═════ Available data ═════

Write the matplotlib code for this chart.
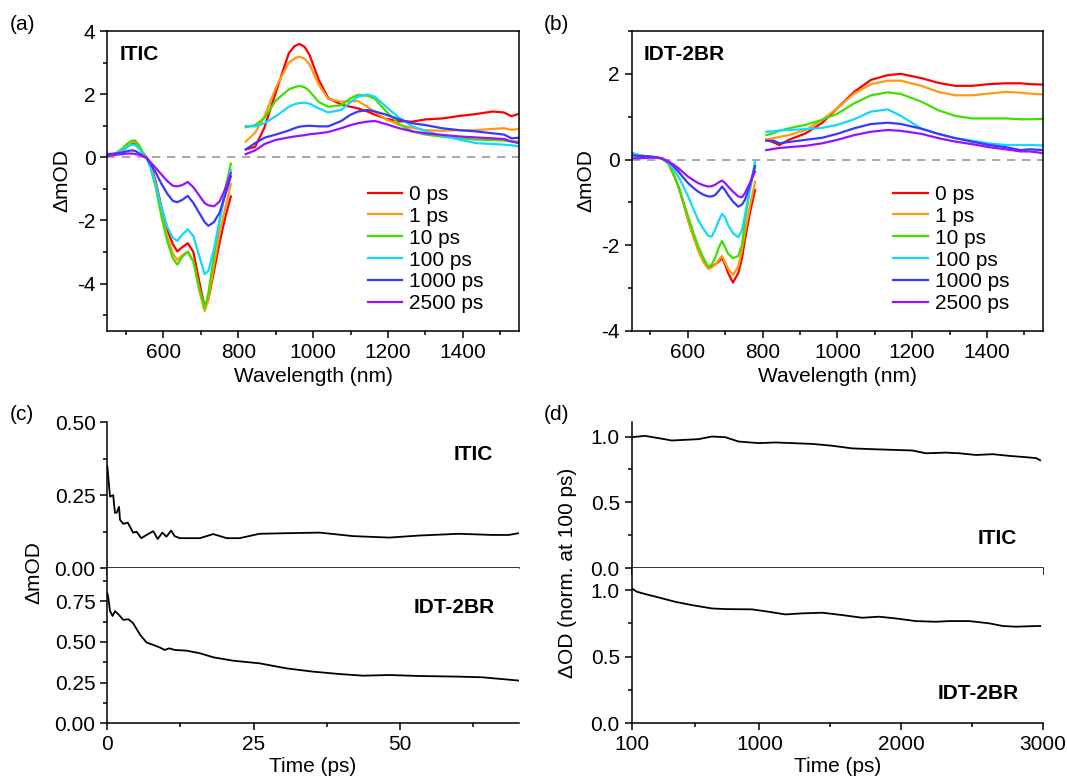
import matplotlib
matplotlib.use('Agg')
import matplotlib.pyplot as plt
from matplotlib.ticker import MultipleLocator, FormatStrFormatter

plt.rcParams['font.family'] = ['Liberation Sans', 'DejaVu Sans']
plt.rcParams['axes.unicode_minus'] = False
plt.rcParams['font.size'] = 15

delays = ['0 ps', '1 ps', '10 ps', '100 ps', '1000 ps', '2500 ps']
colors = ['#ff0000', '#ff9a10', '#3ee000', '#10d8ff', '#3838ff', '#9a10ff']

# ---- (a) ITIC spectra ----
itic_wl_vis = [450, 470, 490, 505, 515, 525, 535, 545, 555, 565, 580, 595, 610,
               625, 637, 650, 665, 680, 695, 710, 720, 735, 750, 765, 780]
itic_vis = [
    [0.05, 0.08, 0.2, 0.35, 0.42, 0.42, 0.3, 0.12, 0.0, -0.2, -0.8, -1.6, -2.3,
     -2.75, -2.98, -2.85, -2.72, -3.0, -3.9, -4.75, -4.5, -3.6, -2.7, -1.9, -1.24],
    [0.05, 0.1, 0.25, 0.4, 0.48, 0.48, 0.35, 0.15, 0.0, -0.25, -0.9, -1.8, -2.5,
     -3.05, -3.25, -3.1, -2.98, -3.3, -4.2, -4.87, -4.5, -3.4, -2.4, -1.6, -0.85],
    [0.05, 0.1, 0.28, 0.45, 0.53, 0.53, 0.38, 0.15, 0.0, -0.3, -1.0, -1.9, -2.65,
     -3.2, -3.4, -3.15, -3.0, -3.3, -4.1, -4.78, -4.3, -3.1, -2.0, -1.0, -0.2],
    [0.05, 0.08, 0.22, 0.35, 0.4, 0.38, 0.27, 0.1, -0.02, -0.3, -0.9, -1.6, -2.2,
     -2.55, -2.65, -2.45, -2.28, -2.5, -3.1, -3.7, -3.6, -2.9, -2.0, -1.1, -0.4],
    [0.1, 0.12, 0.15, 0.2, 0.22, 0.2, 0.12, 0.05, -0.03, -0.2, -0.5, -0.85, -1.15,
     -1.38, -1.42, -1.35, -1.22, -1.45, -1.75, -2.05, -2.17, -2.05, -1.75, -1.2, -0.6],
    [0.05, 0.08, 0.1, 0.12, 0.12, 0.1, 0.08, 0.04, -0.02, -0.15, -0.35, -0.55, -0.75,
     -0.9, -0.92, -0.88, -0.78, -0.95, -1.2, -1.45, -1.52, -1.55, -1.4, -1.0, -0.5],
]
itic_wl_nir = [820, 845, 870, 900, 935, 950, 963, 977, 990, 1015, 1040, 1075, 1100, 1120,
               1145, 1165, 1195, 1230, 1265, 1300, 1345, 1390, 1435, 1480, 1510, 1530, 1550]
itic_nir = [
    [0.25, 0.33, 0.95, 2.05, 3.3, 3.52, 3.59, 3.5, 3.25, 2.45, 1.88, 1.67, 1.6, 1.55,
     1.45, 1.35, 1.22, 1.14, 1.13, 1.2, 1.23, 1.31, 1.37, 1.45, 1.42, 1.3, 1.38],
    [0.5, 0.78, 1.3, 2.2, 3.0, 3.13, 3.19, 3.12, 2.95, 2.3, 1.85, 1.76, 1.78, 1.78,
     1.6, 1.44, 1.2, 1.03, 0.93, 0.86, 0.84, 0.86, 0.86, 0.9, 0.92, 0.87, 0.9],
    [0.95, 1.02, 1.25, 1.8, 2.15, 2.22, 2.26, 2.22, 2.1, 1.75, 1.6, 1.65, 1.87, 1.98,
     1.95, 1.85, 1.45, 1.05, 0.82, 0.72, 0.65, 0.6, 0.56, 0.55, 0.53, 0.5, 0.5],
    [0.99, 0.98, 1.08, 1.3, 1.6, 1.68, 1.72, 1.73, 1.7, 1.55, 1.42, 1.5, 1.75, 1.92,
     1.99, 1.92, 1.6, 1.25, 0.98, 0.83, 0.68, 0.56, 0.45, 0.42, 0.4, 0.38, 0.35],
    [0.25, 0.45, 0.62, 0.72, 0.85, 0.92, 0.97, 0.99, 1.0, 0.98, 0.98, 1.15, 1.35, 1.45,
     1.5, 1.45, 1.35, 1.2, 1.08, 1.02, 0.92, 0.86, 0.82, 0.76, 0.72, 0.6, 0.62],
    [0.1, 0.22, 0.42, 0.55, 0.63, 0.66, 0.68, 0.7, 0.73, 0.76, 0.8, 0.92, 1.02, 1.08,
     1.13, 1.15, 1.05, 0.92, 0.82, 0.76, 0.71, 0.66, 0.63, 0.6, 0.58, 0.5, 0.45],
]

# ---- (b) IDT-2BR spectra ----
idt_wl_vis = [450, 470, 490, 510, 530, 548, 562, 575, 588, 601, 615, 628, 642,
              655, 664, 673, 683, 692, 700, 708, 721, 735, 745, 753, 766, 780]
idt_vis = [
    [0.15, 0.1, 0.07, 0.05, 0.03, -0.09, -0.35, -0.63, -1.0, -1.41, -1.78, -2.1, -2.38,
     -2.5, -2.5, -2.45, -2.38, -2.3, -2.45, -2.65, -2.87, -2.65, -2.3, -1.87, -1.25, -0.71],
    [0.15, 0.1, 0.07, 0.05, 0.03, -0.09, -0.35, -0.63, -1.0, -1.41, -1.8, -2.12, -2.4,
     -2.55, -2.52, -2.45, -2.35, -2.25, -2.4, -2.55, -2.69, -2.5, -2.1, -1.7, -1.1, -0.52],
    [0.15, 0.1, 0.08, 0.06, 0.03, -0.09, -0.33, -0.63, -0.98, -1.33, -1.7, -2.03, -2.3,
     -2.5, -2.45, -2.3, -2.05, -1.9, -2.05, -2.2, -2.3, -2.25, -2.0, -1.41, -0.71, -0.13],
    [0.15, 0.1, 0.07, 0.05, 0.03, -0.07, -0.22, -0.4, -0.62, -0.86, -1.15, -1.41, -1.62,
     -1.78, -1.8, -1.64, -1.42, -1.27, -1.35, -1.53, -1.72, -1.81, -1.64, -1.3, -0.7, -0.03],
    [0.1, 0.08, 0.08, 0.06, 0.03, -0.05, -0.15, -0.28, -0.42, -0.55, -0.66, -0.75, -0.82,
     -0.86, -0.86, -0.83, -0.73, -0.63, -0.72, -0.83, -0.98, -1.1, -1.05, -0.94, -0.6, -0.16],
    [0.03, 0.03, 0.04, 0.05, 0.03, -0.04, -0.12, -0.2, -0.3, -0.4, -0.48, -0.55, -0.6,
     -0.63, -0.62, -0.59, -0.53, -0.49, -0.55, -0.63, -0.75, -0.86, -0.88, -0.78, -0.55, -0.28],
]
idt_wl_nir = [810, 830, 845, 870, 915, 960, 1000, 1045, 1090, 1135,
              1170, 1225, 1270, 1315, 1360, 1405, 1450, 1490, 1515, 1550]
idt_nir = [
    [0.46, 0.4, 0.34, 0.46, 0.61, 0.86, 1.2, 1.58, 1.86, 1.97,
     2.0, 1.9, 1.79, 1.72, 1.72, 1.76, 1.78, 1.78, 1.76, 1.75],
    [0.47, 0.5, 0.53, 0.57, 0.69, 0.93, 1.2, 1.54, 1.76, 1.84,
     1.84, 1.72, 1.58, 1.5, 1.5, 1.54, 1.58, 1.56, 1.54, 1.52],
    [0.57, 0.62, 0.67, 0.73, 0.81, 0.93, 1.07, 1.31, 1.5, 1.57,
     1.53, 1.35, 1.15, 1.02, 0.96, 0.96, 0.96, 0.94, 0.94, 0.95],
    [0.65, 0.66, 0.68, 0.69, 0.71, 0.74, 0.81, 0.94, 1.12, 1.17,
     1.02, 0.72, 0.6, 0.5, 0.44, 0.38, 0.34, 0.34, 0.34, 0.33],
    [0.44, 0.44, 0.38, 0.41, 0.46, 0.51, 0.6, 0.73, 0.83, 0.86,
     0.83, 0.72, 0.6, 0.5, 0.42, 0.34, 0.29, 0.22, 0.24, 0.22],
    [0.22, 0.25, 0.27, 0.29, 0.32, 0.38, 0.46, 0.57, 0.65, 0.69,
     0.67, 0.6, 0.5, 0.42, 0.36, 0.29, 0.24, 0.19, 0.19, 0.15],
]

# ---- (c) early kinetics (ps) ----
t_itic_early = [0, 0.46, 1.0, 1.3, 1.6, 2.0, 2.16, 2.73, 3.5, 4.4, 5.0, 5.8, 6.7,
                7.85, 8.6, 9.4, 10.1, 10.9, 11.5, 12.4, 15.8, 18.1, 20.4, 22.6,
                26.0, 30.6, 36.3, 42.0, 48.2, 53.3, 60.1, 65.8, 68.6, 70.3]
itic_early = [0.348, 0.245, 0.25, 0.19, 0.19, 0.21, 0.166, 0.152, 0.156, 0.122, 0.125, 0.103, 0.114,
              0.127, 0.1, 0.122, 0.108, 0.129, 0.11, 0.103, 0.103, 0.117, 0.103, 0.103,
              0.118, 0.12, 0.122, 0.11, 0.105, 0.112, 0.118, 0.114, 0.114, 0.12]
t_idt_early = [0, 0.17, 0.46, 0.9, 1.3, 1.9, 2.73, 3.6, 4.4, 5.6, 6.7, 7.85, 8.98, 9.8,
               10.6, 11.5, 13.5, 15.8, 18.1, 21.5, 26.0, 30.6, 35.1, 39.7, 43.7,
               48.2, 53.3, 60.1, 64.1, 70.3]
idt_early = [0.8, 0.77, 0.69, 0.66, 0.69, 0.67, 0.636, 0.64, 0.616, 0.544, 0.497, 0.482, 0.466, 0.451,
             0.461, 0.451, 0.447, 0.431, 0.406, 0.385, 0.369, 0.338, 0.318, 0.303, 0.293,
             0.297, 0.291, 0.287, 0.283, 0.263]

# ---- (d) late kinetics, normalized at 100 ps ----
t_itic_late = [100, 194, 288, 383, 477, 571, 665, 760, 854, 995, 1113, 1231, 1373,
               1514, 1655, 1797, 1938, 2080, 2174, 2316, 2410, 2528, 2646, 2764, 2882, 2953, 2980]
itic_late = [0.995, 1.005, 0.988, 0.97, 0.975, 0.98, 1.0, 0.995, 0.962, 0.95, 0.955, 0.95, 0.944,
             0.93, 0.91, 0.904, 0.899, 0.894, 0.873, 0.878, 0.873, 0.86, 0.866, 0.853, 0.843, 0.836, 0.82]
t_idt_late = [100, 135, 194, 288, 406, 524, 665, 760, 948, 1066, 1184, 1302, 1443,
              1585, 1726, 1844, 1962, 2104, 2245, 2339, 2481, 2622, 2717, 2811, 2953, 2980]
idt_late = [1.013, 0.988, 0.97, 0.945, 0.912, 0.887, 0.862, 0.857, 0.855, 0.837, 0.817, 0.825, 0.83,
            0.812, 0.792, 0.8, 0.787, 0.767, 0.762, 0.767, 0.767, 0.75, 0.73, 0.725, 0.73, 0.73]

fig = plt.figure(figsize=(10.67, 7.83), dpi=100)


def style_ax(ax):
    ax.tick_params(which='both', direction='out', width=1.1, labelsize=15)
    ax.tick_params(which='major', length=5)
    ax.tick_params(which='minor', length=3)
    for s in ax.spines.values():
        s.set_linewidth(1.1)


def spectra_panel(rect, wl_vis, vis, wl_nir, nir, name, ylim, ymaj, leg_x):
    ax = fig.add_axes(rect)
    for k in range(len(delays)):
        ax.plot(wl_vis, vis[k], color=colors[k], lw=1.6, label=delays[k])
        ax.plot(wl_nir, nir[k], color=colors[k], lw=1.6)
    ax.axhline(0, color='#999999', lw=1.2, ls=(0, (5, 4)), zorder=0)
    ax.set_xlim(450, 1550)
    ax.set_ylim(*ylim)
    ax.set_yticks(ymaj)
    ax.yaxis.set_minor_locator(MultipleLocator(1))
    ax.xaxis.set_major_locator(MultipleLocator(200))
    ax.xaxis.set_minor_locator(MultipleLocator(100))
    ax.set_xlabel('Wavelength (nm)', fontsize=15)
    ax.set_ylabel('ΔmOD', fontsize=15, labelpad=4)
    ax.text(0.03, 0.923, name, transform=ax.transAxes, fontsize=15,
            fontweight='bold', ha='left', va='center')
    ax.legend(loc='upper left', bbox_to_anchor=(leg_x, 0.515), frameon=False,
              fontsize=15, handlelength=1.65, handletextpad=0.35,
              labelspacing=0.14, borderaxespad=0)
    style_ax(ax)
    return ax


spectra_panel([0.1006, 0.5773, 0.3858, 0.3831], itic_wl_vis, itic_vis,
              itic_wl_nir, itic_nir, 'ITIC', (-5.5, 4), [-4, -2, 0, 2, 4], 0.612)
spectra_panel([0.592, 0.5773, 0.3855, 0.3831], idt_wl_vis, idt_vis,
              idt_wl_nir, idt_nir, 'IDT-2BR', (-4, 3), [-4, -2, 0, 2], 0.616)


def kinetics_panel(left, t1, y1, t2, y2, xlim, xmaj, xmin_, lims, fmt,
                   ymaj, ymin_, ylab, labpos):
    width = 0.3855
    ax_top = fig.add_axes([left, 0.2742, width, 0.1868])
    ax_bot = fig.add_axes([left, 0.0762, width, 0.198], sharex=ax_top)
    for ax, t, y, lim, ym, yn, name, pos in [
            (ax_top, t1, y1, lims[0], ymaj[0], ymin_[0], 'ITIC', labpos[0]),
            (ax_bot, t2, y2, lims[1], ymaj[1], ymin_[1], 'IDT-2BR', labpos[1])]:
        ax.plot(t, y, color='black', lw=1.3)
        ax.set_ylim(*lim)
        ax.yaxis.set_major_locator(MultipleLocator(ym))
        ax.yaxis.set_minor_locator(MultipleLocator(yn))
        ax.yaxis.set_major_formatter(FormatStrFormatter(fmt))
        ax.spines['top'].set_visible(False)
        ax.spines['right'].set_visible(False)
        ax.text(pos[0], pos[1], name, transform=ax.transAxes, fontsize=15,
                fontweight='bold', ha='right', va='center')
        style_ax(ax)
    ax_top.set_xlim(*xlim)
    ax_top.set_xticks(xmaj)
    ax_top.xaxis.set_minor_locator(MultipleLocator(xmin_))
    ax_top.tick_params(axis='x', labelbottom=False)
    ax_bot.set_xlabel('Time (ps)', fontsize=15, labelpad=2)
    fig.text(ylab[0], 0.2685, ylab[1], rotation=90, fontsize=15,
             ha='center', va='center')
    return ax_top, ax_bot


kinetics_panel(0.1006, t_itic_early, itic_early, t_idt_early, idt_early,
               (0, 70.3), [0, 25, 50], 12.5, [(0, 0.5), (0, 0.953)], '%.2f',
               [0.25, 0.25], [0.125, 0.125], (0.032, 'ΔmOD'),
               [(0.937, 0.775), (0.942, 0.744)])
ax_d_top, ax_d_bot = kinetics_panel(
    0.592, t_itic_late, itic_late, t_idt_late, idt_late,
    (100, 3000), [100, 1000, 2000, 3000], 500, [(0, 1.11), (0, 1.163)], '%.1f',
    [0.5, 0.5], [0.25, 0.25], (0.532, 'ΔOD (norm. at 100 ps)'),
    [(0.938, 0.205), (0.94, 0.19)])
ax_d_top.set_xticks([550, 1500, 2500], minor=True)

# panel letters
for x, y, s in [(0.009, 0.969, '(a)'), (0.51, 0.969, '(b)'),
                (0.009, 0.47, '(c)'), (0.51, 0.47, '(d)')]:
    fig.text(x, y, s, fontsize=15, ha='left', va='center')

plt.savefig('out.png', dpi=100)
plt.close()
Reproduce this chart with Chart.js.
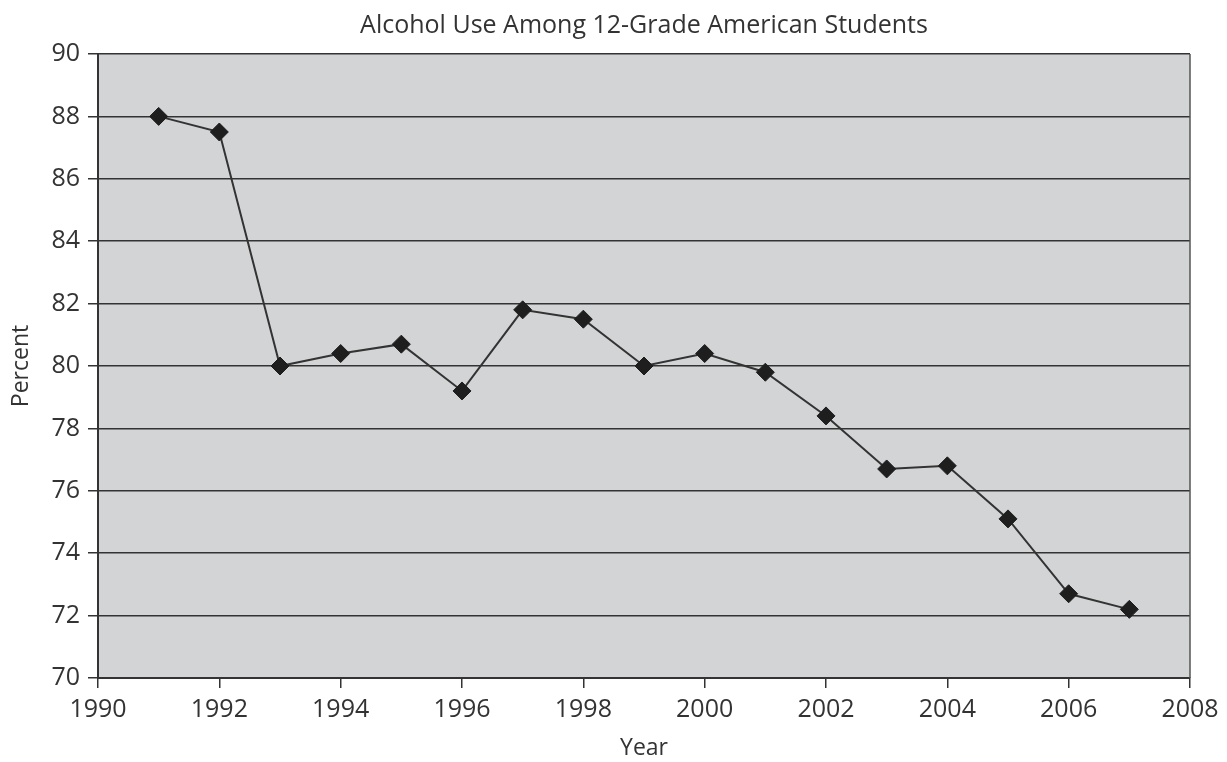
<!DOCTYPE html>
<html>
<head>
<meta charset="utf-8">
<script src="https://cdn.jsdelivr.net/npm/chart.js@4/dist/chart.umd.min.js"></script>
<style>
html,body{margin:0;padding:0;background:#fff;}
#wrap{width:1227px;height:762px;position:relative;}
</style>
</head>
<body>
<div id="wrap"><canvas id="c" width="1227" height="762"></canvas></div>
<script>
const chartTitle = 'Alcohol Use Among 12-Grade American Students';
const xAxisTitle = 'Year';
const yAxisTitle = 'Percent';
const years = [1991,1992,1993,1994,1995,1996,1997,1998,1999,2000,2001,2002,2003,2004,2005,2006,2007];
const percent = [88.0,87.5,80.0,80.4,80.7,79.2,81.8,81.5,80.0,80.4,79.8,78.4,76.7,76.8,75.1,72.7,72.2];
const xRange = [1990, 2008, 2];
const yRange = [70, 90, 2];

const points = years.map((y, i) => ({x: y, y: percent[i]}));
const FONT = "'Open Sans', 'Noto Sans', sans-serif";
const TXT = '#333';

const bgPlugin = {
  id: 'plotBg',
  beforeDraw(chart) {
    const {ctx, chartArea: a} = chart;
    ctx.save();
    ctx.fillStyle = '#d3d4d6';
    ctx.fillRect(a.left, a.top, a.right - a.left, a.bottom - a.top);
    ctx.restore();
  },
  afterDatasetsDraw(chart) {
    const {ctx, chartArea: a} = chart;
    ctx.save();
    ctx.strokeStyle = '#555';
    ctx.lineWidth = 1.5;
    ctx.beginPath();
    ctx.moveTo(a.right, a.top);
    ctx.lineTo(a.right, a.bottom);
    ctx.stroke();
    ctx.restore();
  }
};

new Chart(document.getElementById('c'), {
  type: 'line',
  data: {
    datasets: [{
      data: points,
      borderColor: '#333',
      borderWidth: 2,
      pointStyle: 'rectRot',
      pointRadius: 9,
      pointBackgroundColor: '#1e1e1e',
      pointBorderColor: '#1e1e1e',
      pointBorderWidth: 1,
      tension: 0,
      fill: false
    }]
  },
  options: {
    responsive: false,
    animation: false,
    layout: {padding: {left: 0, right: 37, top: 0, bottom: 0}},
    plugins: {
      legend: {display: false},
      tooltip: {enabled: false},
      title: {
        display: true,
        text: chartTitle,
        fullSize: false,
        color: TXT,
        font: {family: FONT, size: 25, weight: 'normal'},
        padding: {top: 11, bottom: 13}
      }
    },
    scales: {
      x: {
        type: 'linear',
        min: xRange[0], max: xRange[1],
        afterFit(s) { s.height = 84; },
        ticks: {stepSize: xRange[2], color: TXT, font: {family: FONT, size: 25}, padding: 7,
                callback: v => String(v), maxRotation: 0, autoSkip: false},
        grid: {drawOnChartArea: false, drawTicks: true, tickLength: 10, color: '#333', lineWidth: 1.5},
        border: {color: '#333', width: 2},
        title: {display: true, text: xAxisTitle, color: TXT, font: {family: FONT, size: 23}, padding: {top: 4, bottom: 0}}
      },
      y: {
        min: yRange[0], max: yRange[1],
        afterFit(s) { s.width = 98; },
        ticks: {stepSize: yRange[2], color: TXT, font: {family: FONT, size: 25}, padding: 8},
        grid: {drawOnChartArea: true, drawTicks: true, tickLength: 10, color: '#333', lineWidth: 1.5},
        border: {color: '#333', width: 2},
        title: {display: true, text: yAxisTitle, color: TXT, font: {family: FONT, size: 23}, padding: {top: 8, bottom: 0}}
      }
    }
  },
  plugins: [bgPlugin]
});
</script>
</body>
</html>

═════

• _Set problem_: From the entries above, extract every line where the word "matplotlib" appears.

• _Result_:
Write the matplotlib code for this chart.
import matplotlib
matplotlib.use('Agg')
import matplotlib.pyplot as plt
from matplotlib.ticker import MultipleLocator, FormatStrFormatter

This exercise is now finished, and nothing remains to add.